Suppose that $000$ is transmitted. Then, looking at the borrowed diagram above, we see that event $E_3$ occurs if $(X,Y) \in R_1\cup R_3\cup R_5 \cup R_7$, which is two quadrants that touch at the origin.
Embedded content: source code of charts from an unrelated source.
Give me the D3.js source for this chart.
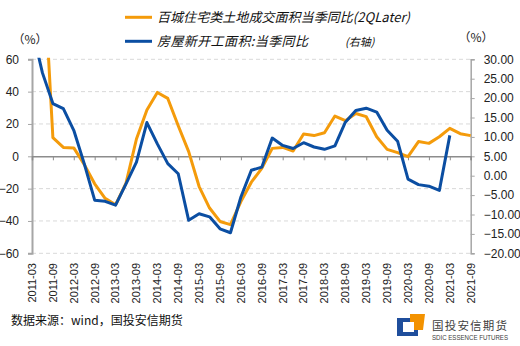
<!DOCTYPE html>
<html>
<head>
<meta charset="utf-8">
<title>百城土地成交与新开工面积</title>
<style>
body { margin: 0; padding: 0; background: #fff; }
svg { display: block; font-family: "Liberation Sans", Arial, sans-serif; }
.cjk { font-family: "Noto Sans CJK SC", sans-serif; }
</style>
<script src="https://cdn.jsdelivr.net/npm/d3@7"></script>
</head>
<body>
<svg id="chart" width="520" height="346"></svg>
<script>
// quarterly categories, 2011-03 .. 2021-09
const quarters = [
  "2011-03","2011-06","2011-09","2011-12","2012-03","2012-06","2012-09","2012-12",
  "2013-03","2013-06","2013-09","2013-12","2014-03","2014-06","2014-09","2014-12",
  "2015-03","2015-06","2015-09","2015-12","2016-03","2016-06","2016-09","2016-12",
  "2017-03","2017-06","2017-09","2017-12","2018-03","2018-06","2018-09","2018-12",
  "2019-03","2019-06","2019-09","2019-12","2020-03","2020-06","2020-09","2020-12",
  "2021-03","2021-06","2021-09"
];
// 百城住宅类土地成交面积当季同比(2QLater), left axis
const landArea = [
  95, 130, 11.5, 5.5, 5.2, -5, -17, -26,
  -30, -16.6, 10.7, 28.6, 39.5, 35.8, 18.9, 2.9,
  -18.7, -32, -40.3, -42.3, -28, -16, -7.5, 4.9,
  5.5, 3.3, 13.8, 12.8, 14.6, 24.9, 22, 26.5,
  24.5, 12.1, 4.3, 2.3, -0.2, 9.1, 8.0, 12.1,
  17.3, 14, 12.8
];
// 房屋新开工面积:当季同比, right axis
const newStarts = [
  38, 26.5, 18.6, 17.3, 11.7, 3.1, -6.3, -6.6,
  -7.6, -2.1, 3.5, 13.7, 8.2, 3.1, 0.5, -11.5,
  -9.8, -10.6, -13.7, -14.7, -5.5, 1.4, 2.2, 9.7,
  7.8, 7.0, 8.5, 7.4, 6.8, 7.7, 13.8, 16.8,
  17.4, 16.4, 11.7, 8.9, -0.9, -2.3, -2.7, -3.8,
  10.4, null, null
];
const leftTicks = [60, 40, 20, 0, -20, -40, -60];
const rightTicks = [30, 25, 20, 15, 10, 5, 0, -5, -10, -15, -20];
const xLabels = quarters.filter((d, i) => i % 2 === 0);

const orange = "#F49B0B", blue = "#0B4EA2";
const L = 32, R = 470.7, T = 59.3, B = 253.3;

const svg = d3.select("#chart");
const x = d3.scalePoint().domain(quarters).range([L, R]);
const yL = d3.scaleLinear().domain([-60, 60]).range([B, T]);
const yR = d3.scaleLinear().domain([-20, 30]).range([B, T]);

// dashed grid
svg.append("g").selectAll("line")
  .data(leftTicks.filter(d => d !== 0))
  .join("line")
  .attr("x1", L).attr("x2", R)
  .attr("y1", d => yL(d)).attr("y2", d => yL(d))
  .attr("stroke", "#d9d9d9").attr("stroke-dasharray", "4,3");

// left axis
const gL = svg.append("g").attr("transform", `translate(${L},0)`)
  .call(d3.axisLeft(yL).tickValues(leftTicks).tickSize(4).tickPadding(9).tickFormat(d3.format("d")));
gL.select(".domain").attr("stroke", "#a6a6a6").attr("stroke-width", 2);
gL.selectAll(".tick line").attr("stroke", "#a6a6a6");
gL.selectAll("text").attr("font-size", 12).attr("fill", "#222")
  .attr("font-family", "Liberation Sans, Arial, sans-serif");

// right axis
const gR = svg.append("g").attr("transform", `translate(${R},0)`)
  .call(d3.axisRight(yR).tickValues(rightTicks).tickSize(4).tickPadding(9).tickFormat(d3.format(".2f")));
gR.select(".domain").attr("stroke", "#a6a6a6").attr("stroke-width", 1.5);
gR.selectAll(".tick line").attr("stroke", "#a6a6a6");
gR.selectAll("text").attr("font-size", 12).attr("fill", "#222")
  .attr("font-family", "Liberation Sans, Arial, sans-serif");

// zero line with category ticks
const gX = svg.append("g").attr("transform", `translate(0,${yL(0)})`)
  .call(d3.axisBottom(x).tickValues(xLabels).tickSize(4).tickFormat(""));
gX.select(".domain").attr("stroke", "#8c8c8c").attr("stroke-width", 1.5);
gX.selectAll(".tick line").attr("stroke", "#8c8c8c");

// rotated x labels at bottom
svg.append("g").selectAll("text")
  .data(xLabels)
  .join("text")
  .attr("transform", d => `translate(${x(d)},263) rotate(-90)`)
  .attr("text-anchor", "end")
  .attr("dy", "0.35em")
  .attr("font-size", 11)
  .attr("fill", "#222")
  .text(d => d);

// lines
svg.append("clipPath").attr("id", "plot")
  .append("rect").attr("x", L).attr("y", T - 1.5).attr("width", R - L + 2).attr("height", B - T + 3);

const lineL = d3.line().defined(d => d != null).x((d, i) => x(quarters[i])).y(d => yL(d));
const lineR = d3.line().defined(d => d != null).x((d, i) => x(quarters[i])).y(d => yR(d));

svg.append("path").datum(landArea)
  .attr("clip-path", "url(#plot)")
  .attr("d", lineL).attr("fill", "none")
  .attr("stroke", orange).attr("stroke-width", 3).attr("stroke-linejoin", "round");
svg.append("path").datum(newStarts)
  .attr("clip-path", "url(#plot)")
  .attr("d", lineR).attr("fill", "none")
  .attr("stroke", blue).attr("stroke-width", 3).attr("stroke-linejoin", "round");

// legend
const legend = [
  { name: "百城住宅类土地成交面积当季同比(2QLater)", color: orange, y: 17.3, w: 253 },
  { name: "房屋新开工面积:当季同比", color: blue, y: 41.3, w: 151 }
];
legend.forEach(d => {
  svg.append("line").attr("x1", 125).attr("x2", 152).attr("y1", d.y).attr("y2", d.y)
    .attr("stroke", d.color).attr("stroke-width", 3);
  svg.append("text").attr("class", "cjk").attr("x", 157).attr("y", d.y).attr("dy", "0.36em")
    .attr("font-size", 13).attr("font-style", "italic").attr("fill", "#111")
    .attr("textLength", d.w).attr("lengthAdjust", "spacing")
    .text(d.name);
});
svg.append("text").attr("class", "cjk").attr("x", 345).attr("y", 42).attr("dy", "0.36em")
  .attr("font-size", 11).attr("font-style", "italic").attr("fill", "#111").text("(右轴)");

// unit labels
svg.append("text").attr("class", "cjk").attr("x", 30).attr("y", 40).attr("dy", "0.36em")
  .attr("text-anchor", "middle").attr("font-size", 12).attr("fill", "#222").text("（%）");
svg.append("text").attr("class", "cjk").attr("x", 476).attr("y", 38).attr("dy", "0.36em")
  .attr("text-anchor", "middle").attr("font-size", 12).attr("fill", "#222").text("（%）");

// source
svg.append("text").attr("class", "cjk").attr("x", 11).attr("y", 321).attr("dy", "0.36em")
  .attr("font-size", 12).attr("fill", "#111").text("数据来源：wind，国投安信期货");

// logo
const logo = svg.append("g");
logo.append("path").attr("fill", "#1f4e9c")
  .attr("d", "M397,318 H410 V322 H403 V332 H414 V326 H418 V336 H397 Z");
logo.append("path").attr("fill", "#f39200")
  .attr("d", "M410,314 H425 L423,330 H414 V322 H410 Z");
logo.append("text").attr("class", "cjk").attr("x", 432).attr("y", 326).attr("dy", "0.36em")
  .attr("font-size", 11.5).attr("fill", "#404040")
  .attr("textLength", 75).attr("lengthAdjust", "spacing").text("国投安信期货");
logo.append("text").attr("x", 432).attr("y", 337.5).attr("dy", "0.36em")
  .attr("font-size", 6.5).attr("fill", "#404040")
  .attr("textLength", 76).attr("lengthAdjust", "spacingAndGlyphs").text("SDIC ESSENCE FUTURES");
</script>
</body>
</html>
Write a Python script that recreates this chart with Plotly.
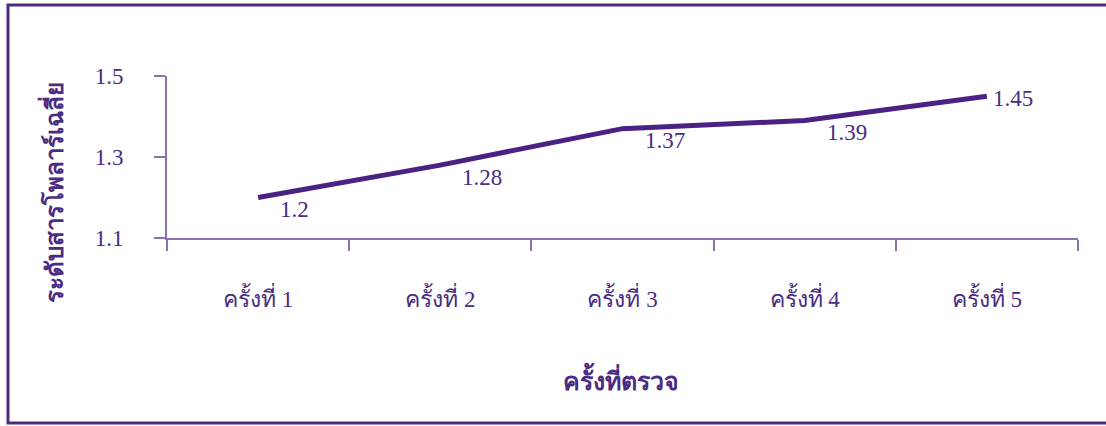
import plotly.graph_objects as go

categories = ["ครั้งที่ 1", "ครั้งที่ 2", "ครั้งที่ 3", "ครั้งที่ 4", "ครั้งที่ 5"]
values = [1.2, 1.28, 1.37, 1.39, 1.45]
labels = ["1.2", "1.28", "1.37", "1.39", "1.45"]
y_ticks = [1.1, 1.3, 1.5]
y_ticklabels = ["1.1", "1.3", "1.5"]
x_title = "ครั้งที่ตรวจ"
y_title = "ระดับสารโพลาร์เฉลี่ย"

W, H = 1106, 426
L, R, T, B = 167, 28, 76, 188
pw, ph = W - L - R, H - T - B

LINE = "#4b2283"
TEXT = "#4b2c82"
AXIS = "#8a70ad"
FONT = "Liberation Serif, Noto Serif, Noto Sans, serif"

fig = go.Figure()
fig.add_trace(go.Scatter(
    x=categories, y=values, mode="lines",
    line=dict(color=LINE, width=5),
    hoverinfo="skip", showlegend=False,
))

for i, (c, v, t) in enumerate(zip(categories, values, labels)):
    last = i == len(categories) - 1
    fig.add_annotation(
        x=c, y=v, text=t, showarrow=False,
        xanchor="left", yanchor="middle",
        xshift=4 if last else 20, yshift=-2 if last else -12,
        font=dict(family=FONT, size=23, color=TEXT),
    )

def px(x):
    return (x - L) / pw

def py(y):
    return 1 - (y - T) / ph

# outer frame
fig.add_shape(type="rect", xref="paper", yref="paper",
              x0=px(8), x1=px(1112), y0=py(423), y1=py(5),
              line=dict(color="#4b2c82", width=3), layer="below")

fig.add_annotation(
    xref="paper", yref="paper", x=px(52), y=py(193), text="<b>" + y_title + "</b>",
    showarrow=False, textangle=-90, xanchor="center", yanchor="middle",
    font=dict(family=FONT, size=24, color=TEXT),
)
fig.add_annotation(
    xref="paper", yref="paper", x=px(621), y=py(378), text="<b>" + x_title + "</b>",
    showarrow=False, xanchor="center", yanchor="middle",
    font=dict(family=FONT, size=25, color=TEXT),
)

fig.update_xaxes(
    range=[-0.5, len(categories) - 0.5],
    showline=True, linecolor=AXIS, linewidth=2,
    ticks="outside", ticklen=11, tickcolor=AXIS, tickwidth=2,
    tickson="boundaries", showgrid=False, zeroline=False,
    tickfont=dict(family=FONT, size=23, color=TEXT),
    ticklabelstandoff=39,
)
fig.update_yaxes(
    range=[1.1, 1.5], tickvals=y_ticks, ticktext=y_ticklabels,
    showline=True, linecolor=AXIS, linewidth=2,
    ticks="outside", ticklen=11, tickcolor=AXIS, tickwidth=2,
    showgrid=False, zeroline=False,
    tickfont=dict(family=FONT, size=23, color=TEXT),
    ticklabelstandoff=26,
)

fig.update_layout(
    width=W, height=H,
    margin=dict(l=L, r=R, t=T, b=B, autoexpand=False),
    paper_bgcolor="white", plot_bgcolor="white",
)

fig.write_html("out.html")
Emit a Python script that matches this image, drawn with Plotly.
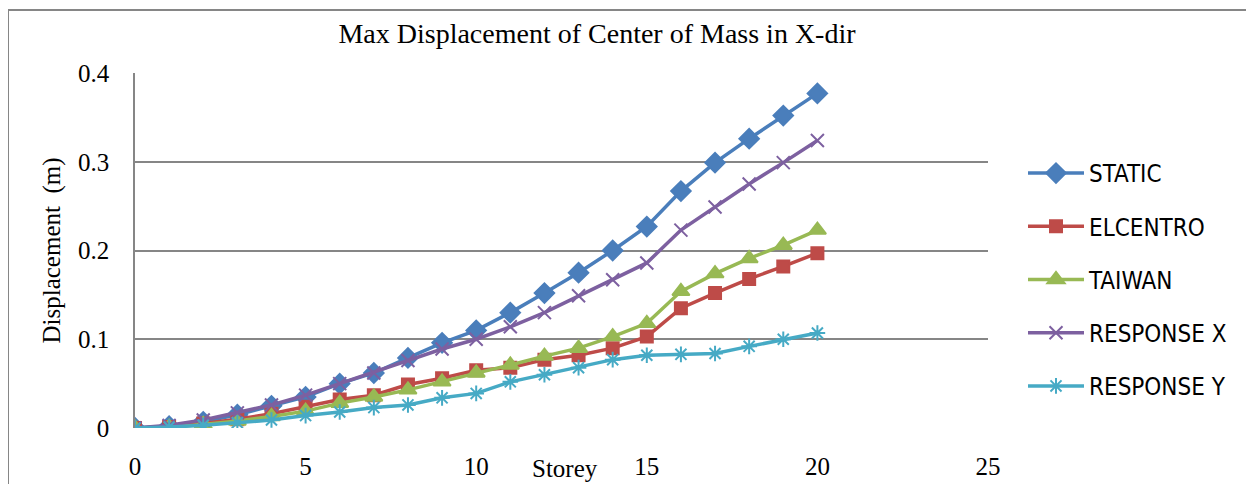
import plotly.graph_objects as go

storey = list(range(21))
static = [0, 0.002, 0.007, 0.015, 0.025, 0.035, 0.050, 0.062, 0.079, 0.096, 0.110,
          0.130, 0.152, 0.175, 0.200, 0.227, 0.267, 0.299, 0.326, 0.352, 0.377]
elcentro = [0, 0.001, 0.005, 0.010, 0.016, 0.024, 0.032, 0.037, 0.049, 0.056, 0.065,
            0.068, 0.077, 0.082, 0.090, 0.103, 0.135, 0.152, 0.168, 0.182, 0.197]
taiwan = [0, 0.001, 0.004, 0.008, 0.013, 0.019, 0.028, 0.035, 0.043, 0.052, 0.062,
          0.071, 0.081, 0.090, 0.103, 0.118, 0.154, 0.174, 0.191, 0.206, 0.223]
response_x = [0, 0.003, 0.009, 0.017, 0.026, 0.037, 0.050, 0.062, 0.076, 0.089, 0.100,
              0.114, 0.130, 0.149, 0.167, 0.186, 0.223, 0.249, 0.275, 0.299, 0.324]
response_y = [0, 0.001, 0.003, 0.006, 0.009, 0.014, 0.018, 0.023, 0.026, 0.034, 0.039,
              0.052, 0.060, 0.068, 0.077, 0.082, 0.083, 0.084, 0.092, 0.100, 0.107]

series = [
    ("STATIC", static, "#4A7EBB", dict(symbol="diamond", size=15)),
    ("ELCENTRO", elcentro, "#BE4B48", dict(symbol="square", size=12)),
    ("TAIWAN", taiwan, "#98B954", dict(symbol="triangle-up", size=15)),
    ("RESPONSE X", response_x, "#7D60A0", dict(symbol="x-thin", size=13)),
    ("RESPONSE Y", response_y, "#46AAC5", dict(symbol="asterisk", size=13)),
]

fig = go.Figure()
for name, vals, col, mk in series:
    marker = dict(color=col, line=dict(color=col, width=2), **mk)
    fig.add_trace(go.Scatter(x=storey, y=vals, name=name, mode="lines+markers",
                             line=dict(color=col, width=3.5), marker=marker,
                             legendgroup=name))

# page has an 8px body margin: work in page pixels, convert to figure pixels
OFF = 8
W, H = 1254 - OFF, 484 - OFF
L, R, T, B = 135 - OFF, 988 - OFF, 73 - OFF, 428 - OFF
def px(x): return (x - OFF - L) / (R - L)
def py(y): return (B - (y - OFF)) / (B - T)

serif = "Liberation Serif, Times New Roman, serif"
fig.update_layout(
    width=W, height=H,
    margin=dict(l=L, r=W - R, t=T, b=H - B, autoexpand=False),
    paper_bgcolor="white", plot_bgcolor="white",
    title=dict(text="Max Displacement of Center of Mass in X-dir", x=(597 - OFF) / W, xanchor="center",
               y=1 - (33 - OFF) / H, yanchor="middle", font=dict(family=serif, size=28, color="black")),
    xaxis=dict(range=[0, 25], tickvals=[0, 5, 10, 15, 20, 25], showgrid=False, zeroline=False,
               showline=False, ticks="", ticklabelstandoff=21, automargin=False,
               tickfont=dict(family=serif, size=25, color="black")),
    yaxis=dict(range=[0, 0.4], tickvals=[0, 0.1, 0.2, 0.3, 0.4], ticktext=["0", "0.1", "0.2", "0.3", "0.4"],
               showgrid=True, gridcolor="#868686", gridwidth=1.5, zeroline=False,
               showline=True, linecolor="#868686", linewidth=1.5, ticks="", ticklabelstandoff=19,
               automargin=False,
               tickfont=dict(family=serif, size=25, color="black"),
               title=dict(text="Displacement  (m)", font=dict(family=serif, size=25, color="black"), standoff=10)),
    legend=dict(x=px(1023), y=py(151), xanchor="left", yanchor="top", tracegroupgap=19,
                itemwidth=56, font=dict(family="Liberation Sans Narrow, DejaVu Sans Condensed, sans-serif", size=24, color="black"),
                bgcolor="rgba(0,0,0,0)"),
    showlegend=True,
    annotations=[dict(text="Storey", x=px(565), y=py(468), xref="paper", yref="paper",
                      xanchor="center", yanchor="middle",
                      showarrow=False, font=dict(family=serif, size=25, color="black"))],
    shapes=[dict(type="rect", xref="paper", yref="paper", x0=px(8), x1=px(1250), y0=py(500), y1=py(10),
                 line=dict(color="#868686", width=2))],
)
fig.write_html("out.html")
But note that the region of interest can be expressed as the Exclusive-OR union of the two half-planes whose boundaries are the lines through the origin of slopes $\frac{\pi}{8}$ and $-\frac{3\pi}{8}$. In symbols, $$R_1\cup R_3\cup R_5 \cup R_7 = (R_1\cup R_3\cup R_2 \cup R_6) \oplus (R_5 \cup R_7 \cup R_2 \cup R_6).$$ Now, \begin{align} P(A\oplus B) &= P(A) + P(B) -2P(A\cap B)\\ &= P(A) + P(B) - 2P(A)P(B) & \scriptstyle{\text{for independent $A$ and $B$}} \end{align} and since $000$ is at distance $\sin\left(\frac{\pi}{8}\sqrt{\mathscr E_s}\right)$ from one boundary and at distance $\sin\left(\frac{3\pi}{8}\sqrt{\mathscr E_s}\right)$ from the other boundary, we get that \begin{align} P(E_3 \mid 000) &= Q\left(\sin\left(\frac{\pi}{8}\right)\sqrt{\frac{2\mathscr E_s}{\mathscr N_0}}\right) + Q\left(\sin\left(\frac{3\pi}{8}\right)\sqrt{\frac{2\mathscr E_s}{\mathscr N_0}}\right)\\ &\;\;- 2 Q\left(\sin\left(\frac{\pi}{8}\right)\sqrt{\frac{2\mathscr E_s}{\mathscr N_0}}\right) Q\left(\sin\left(\frac{3\pi}{8}\right)\sqrt{\frac{2\mathscr E_s}{\mathscr N_0}}\right).\tag{10} \end{align} Those who have followed the analysis thus far should have no trouble understanding why $$P(E_3 \mid 100) = P(E_3 \mid 000) = P(E_3\mid 010) = P(E_3 \mid 110)$$ and indeed why \begin{align}P(E_3) &= Q\left(\sin\left(\frac{\pi}{8}\right)\sqrt{\frac{2\mathscr E_s}{\mathscr N_0}}\right) + Q\left(\sin\left(\frac{3\pi}{8}\right)\sqrt{\frac{2\mathscr E_s}{\mathscr N_0}}\right)\\ &\;\;- 2 Q\left(\sin\left(\frac{\pi}{8}\right)\sqrt{\frac{2\mathscr E_s}{\mathscr N_0}}\right) Q\left(\sin\left(\frac{3\pi}{8}\right)\sqrt{\frac{2\mathscr E_s}{\mathscr N_0}}\right).\tag{11} \end{align} Note that $P(E_3)$ is larger than $P(E_1) = P(E_2)$. The latter probability is the arithmetic average of $Q\left(\sin\left(\frac{\pi}{8}\right)\sqrt{\frac{2\mathscr E_s}{\mathscr N_0}}\right)$ and $Q\left(\sin\left(\frac{3\pi}{8}\right)\sqrt{\frac{2\mathscr E_s}{\mathscr N_0}}\right)$ while the former is the slightly smaller than the sum of $Q\left(\sin\left(\frac{\pi}{8}\right)\sqrt{\frac{2\mathscr E_s}{\mathscr N_0}}\right)$ and $Q\left(\sin\left(\frac{3\pi}{8}\right)\sqrt{\frac{2\mathscr E_s}{\mathscr N_0}}\right)$.
Those interested in finding an single formula for the BER of a Gray-coded 8PSK system operating on an AWGN channel can take the average of the three error probabilities found above, but I think the three separately is more informative.
So, there you have it, folks, the exact expressions for the BER(s) sustained by the three bits transmitted in a 8PSK scheme with Gray coding operating on an AWGN channel. I know it won't satisfy @Loran but I hope the rest of you find it useful.